Why showcase your lack of a bulge?
Williamsburg douche bag quotas must be fulfilled, I understand, but it would be nice to see a “man” wearing board shorts or even those weird European shorts that look more like pants because of how far past the knees they go. Then again, if you were a “man” with a fully operational genital unit, you wouldn’t wear shorts at all, no matter the weather.
Like most fashion trends, very few ever actually go away, instead being constantly recycled when it seems like they’ve been absent long enough. One such trend in menswear is the plaid shirt, doomed to haunt us all until the day of fabric reckoning.
The plaid shirt lends no personality, therefore I never actually “see” the person wearing it
This particular “look” is designed to make any “man” who wears it look as generic as possible. It is, in fact, to “men” what florals all to women. Because “men” can be basic bitches too, and often are if they wear plaid and live in Williamsburg.
As spring is upon us, it seems inevitable that certain “men” are going to start breaking out their Chubbies. For those of you with dicks who don’t know what Chubbies are, they look like a pair of shorts that would only be acceptable to wear in the 80s. They’re extremely short, usually come in unsightly shades and should not be worn by anyone other than Stef in Pretty in Pink.
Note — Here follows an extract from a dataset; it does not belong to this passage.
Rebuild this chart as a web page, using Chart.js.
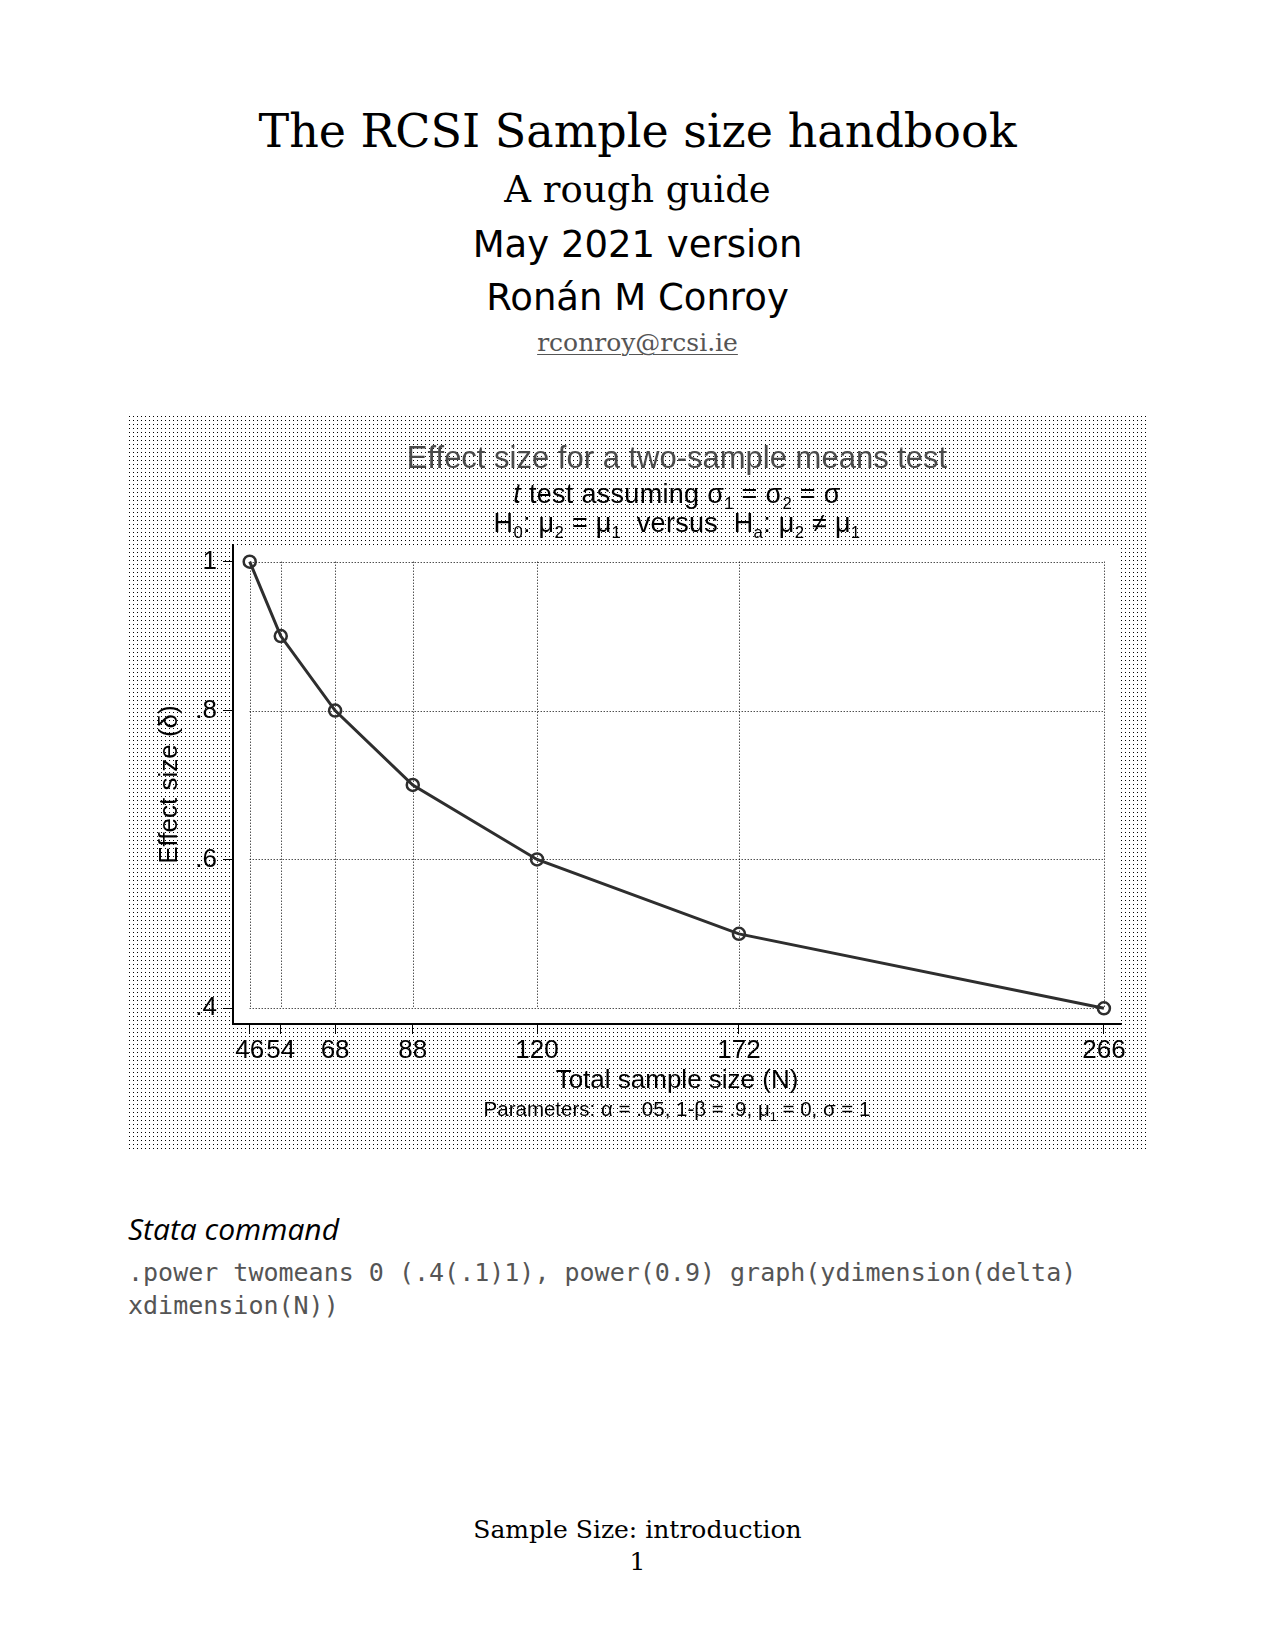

The shortness is just wrong.
However, there has been an unfortunate resurgence of this 80s-inspired style that appears not only in the Hamptons, but also on the Williamsburg waterfront. I’m not sure where “men” got the impression that it was okay to showcase the tops of their legs (whether smooth or hairy), as this isn’t ancient Rome or Greece, where men were manly enough to get away with chitons and togas. In any case, avoid this spring/summer look at all costs if you want to keep your dick intact instead of showing what little there is of it through the silhouette of these shorts.